Written task
Reproduce the listing word for word, leaving every picture behind.

Material
━━━

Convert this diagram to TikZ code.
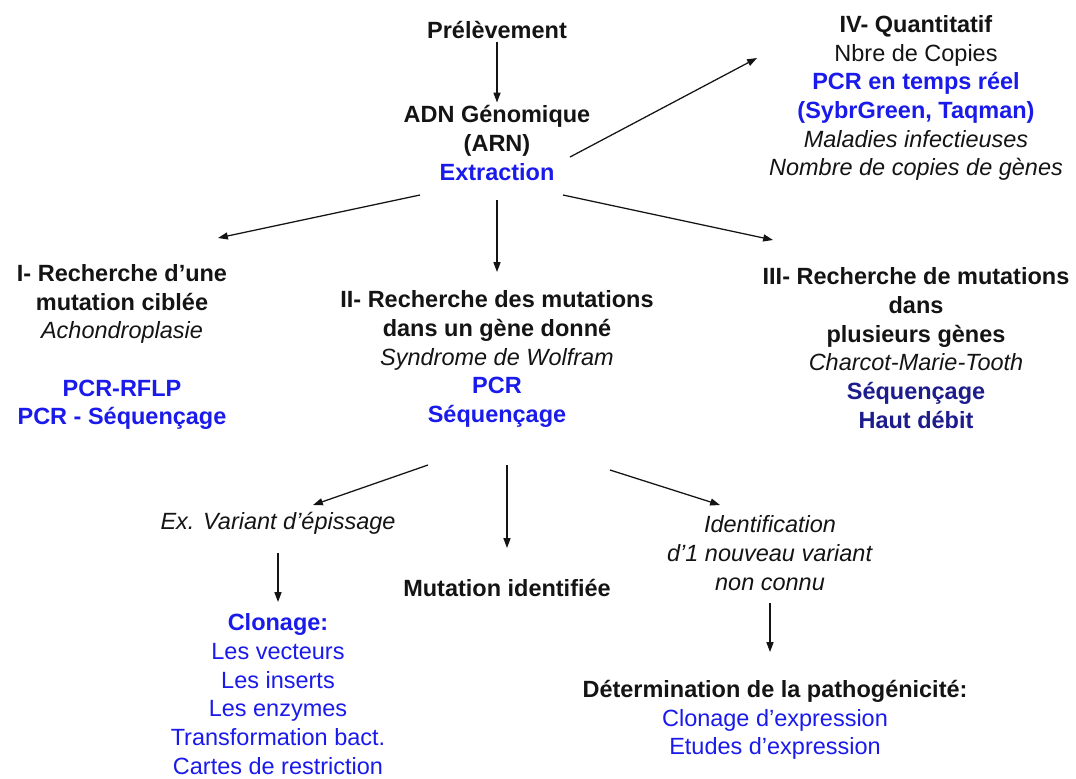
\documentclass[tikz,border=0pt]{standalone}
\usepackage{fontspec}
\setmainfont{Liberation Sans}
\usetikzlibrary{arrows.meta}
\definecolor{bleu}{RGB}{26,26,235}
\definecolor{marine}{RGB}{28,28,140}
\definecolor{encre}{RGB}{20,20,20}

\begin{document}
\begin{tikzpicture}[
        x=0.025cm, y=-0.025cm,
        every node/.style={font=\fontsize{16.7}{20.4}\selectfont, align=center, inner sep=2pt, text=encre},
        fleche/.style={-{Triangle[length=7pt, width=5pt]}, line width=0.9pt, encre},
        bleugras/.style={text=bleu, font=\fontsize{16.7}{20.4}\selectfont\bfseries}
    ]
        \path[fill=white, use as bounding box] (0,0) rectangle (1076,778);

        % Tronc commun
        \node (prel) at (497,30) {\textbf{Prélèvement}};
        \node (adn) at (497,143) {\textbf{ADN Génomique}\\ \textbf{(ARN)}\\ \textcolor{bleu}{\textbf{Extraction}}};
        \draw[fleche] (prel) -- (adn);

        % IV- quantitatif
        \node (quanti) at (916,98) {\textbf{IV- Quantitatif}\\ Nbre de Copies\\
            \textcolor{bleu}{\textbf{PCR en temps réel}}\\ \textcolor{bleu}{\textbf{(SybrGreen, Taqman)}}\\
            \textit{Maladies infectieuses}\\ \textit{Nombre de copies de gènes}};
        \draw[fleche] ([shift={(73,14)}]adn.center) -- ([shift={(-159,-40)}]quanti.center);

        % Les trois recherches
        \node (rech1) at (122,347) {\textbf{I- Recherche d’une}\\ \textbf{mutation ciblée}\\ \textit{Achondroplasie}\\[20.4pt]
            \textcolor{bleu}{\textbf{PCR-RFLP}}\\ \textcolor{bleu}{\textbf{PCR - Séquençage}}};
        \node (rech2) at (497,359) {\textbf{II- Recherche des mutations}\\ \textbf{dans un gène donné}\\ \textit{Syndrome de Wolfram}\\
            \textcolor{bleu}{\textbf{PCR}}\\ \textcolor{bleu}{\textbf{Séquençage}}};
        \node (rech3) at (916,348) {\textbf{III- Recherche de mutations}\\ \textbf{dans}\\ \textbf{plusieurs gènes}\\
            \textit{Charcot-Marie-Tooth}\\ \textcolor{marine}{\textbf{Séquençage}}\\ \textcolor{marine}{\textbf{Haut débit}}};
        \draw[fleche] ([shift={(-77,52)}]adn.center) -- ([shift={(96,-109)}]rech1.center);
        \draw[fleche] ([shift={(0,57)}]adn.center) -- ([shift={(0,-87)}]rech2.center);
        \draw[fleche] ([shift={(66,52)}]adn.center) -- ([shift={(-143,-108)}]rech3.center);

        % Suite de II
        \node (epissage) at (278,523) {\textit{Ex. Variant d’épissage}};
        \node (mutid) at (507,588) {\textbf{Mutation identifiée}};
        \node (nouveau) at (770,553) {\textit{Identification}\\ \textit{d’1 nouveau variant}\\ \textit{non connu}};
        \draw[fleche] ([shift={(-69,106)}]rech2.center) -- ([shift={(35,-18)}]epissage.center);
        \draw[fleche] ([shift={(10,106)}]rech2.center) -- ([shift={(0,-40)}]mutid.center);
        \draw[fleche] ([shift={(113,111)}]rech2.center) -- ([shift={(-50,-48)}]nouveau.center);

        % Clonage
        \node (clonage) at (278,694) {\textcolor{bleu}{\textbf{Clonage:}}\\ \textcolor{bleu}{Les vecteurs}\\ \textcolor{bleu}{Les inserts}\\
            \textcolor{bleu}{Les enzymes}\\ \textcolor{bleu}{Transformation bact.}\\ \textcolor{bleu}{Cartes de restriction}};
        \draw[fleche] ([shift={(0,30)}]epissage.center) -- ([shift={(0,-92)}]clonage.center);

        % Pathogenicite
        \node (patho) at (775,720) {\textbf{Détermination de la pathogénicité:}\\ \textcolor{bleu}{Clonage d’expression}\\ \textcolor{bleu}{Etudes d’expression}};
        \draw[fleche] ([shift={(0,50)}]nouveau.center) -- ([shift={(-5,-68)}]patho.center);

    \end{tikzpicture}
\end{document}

━━━

Result of the exercise
Convert this diagram to TikZ code.
\documentclass[tikz,border=0pt]{standalone}
\usepackage{fontspec}
\setmainfont{Liberation Sans}
\usetikzlibrary{arrows.meta}
\definecolor{bleu}{RGB}{26,26,235}
\definecolor{marine}{RGB}{28,28,140}
\definecolor{encre}{RGB}{20,20,20}

\begin{document}
\begin{tikzpicture}[
        x=0.025cm, y=-0.025cm,
        every node/.style={font=\fontsize{16.7}{20.4}\selectfont, align=center, inner sep=2pt, text=encre},
        fleche/.style={-{Triangle[length=7pt, width=5pt]}, line width=0.9pt, encre},
        bleugras/.style={text=bleu, font=\fontsize{16.7}{20.4}\selectfont\bfseries}
    ]
        \path[fill=white, use as bounding box] (0,0) rectangle (1076,778);

        % Tronc commun
        \node (prel) at (497,30) {\textbf{Prélèvement}};
        \node (adn) at (497,143) {\textbf{ADN Génomique}\\ \textbf{(ARN)}\\ \textcolor{bleu}{\textbf{Extraction}}};
        \draw[fleche] (prel) -- (adn);

        % IV- quantitatif
        \node (quanti) at (916,98) {\textbf{IV- Quantitatif}\\ Nbre de Copies\\
            \textcolor{bleu}{\textbf{PCR en temps réel}}\\ \textcolor{bleu}{\textbf{(SybrGreen, Taqman)}}\\
            \textit{Maladies infectieuses}\\ \textit{Nombre de copies de gènes}};
        \draw[fleche] ([shift={(73,14)}]adn.center) -- ([shift={(-159,-40)}]quanti.center);

        % Les trois recherches
        \node (rech1) at (122,347) {\textbf{I- Recherche d’une}\\ \textbf{mutation ciblée}\\ \textit{Achondroplasie}\\[20.4pt]
            \textcolor{bleu}{\textbf{PCR-RFLP}}\\ \textcolor{bleu}{\textbf{PCR - Séquençage}}};
        \node (rech2) at (497,359) {\textbf{II- Recherche des mutations}\\ \textbf{dans un gène donné}\\ \textit{Syndrome de Wolfram}\\
            \textcolor{bleu}{\textbf{PCR}}\\ \textcolor{bleu}{\textbf{Séquençage}}};
        \node (rech3) at (916,348) {\textbf{III- Recherche de mutations}\\ \textbf{dans}\\ \textbf{plusieurs gènes}\\
            \textit{Charcot-Marie-Tooth}\\ \textcolor{marine}{\textbf{Séquençage}}\\ \textcolor{marine}{\textbf{Haut débit}}};
        \draw[fleche] ([shift={(-77,52)}]adn.center) -- ([shift={(96,-109)}]rech1.center);
        \draw[fleche] ([shift={(0,57)}]adn.center) -- ([shift={(0,-87)}]rech2.center);
        \draw[fleche] ([shift={(66,52)}]adn.center) -- ([shift={(-143,-108)}]rech3.center);

        % Suite de II
        \node (epissage) at (278,523) {\textit{Ex. Variant d’épissage}};
        \node (mutid) at (507,588) {\textbf{Mutation identifiée}};
        \node (nouveau) at (770,553) {\textit{Identification}\\ \textit{d’1 nouveau variant}\\ \textit{non connu}};
        \draw[fleche] ([shift={(-69,106)}]rech2.center) -- ([shift={(35,-18)}]epissage.center);
        \draw[fleche] ([shift={(10,106)}]rech2.center) -- ([shift={(0,-40)}]mutid.center);
        \draw[fleche] ([shift={(113,111)}]rech2.center) -- ([shift={(-50,-48)}]nouveau.center);

        % Clonage
        \node (clonage) at (278,694) {\textcolor{bleu}{\textbf{Clonage:}}\\ \textcolor{bleu}{Les vecteurs}\\ \textcolor{bleu}{Les inserts}\\
            \textcolor{bleu}{Les enzymes}\\ \textcolor{bleu}{Transformation bact.}\\ \textcolor{bleu}{Cartes de restriction}};
        \draw[fleche] ([shift={(0,30)}]epissage.center) -- ([shift={(0,-92)}]clonage.center);

        % Pathogenicite
        \node (patho) at (775,720) {\textbf{Détermination de la pathogénicité:}\\ \textcolor{bleu}{Clonage d’expression}\\ \textcolor{bleu}{Etudes d’expression}};
        \draw[fleche] ([shift={(0,50)}]nouveau.center) -- ([shift={(-5,-68)}]patho.center);

    \end{tikzpicture}
\end{document}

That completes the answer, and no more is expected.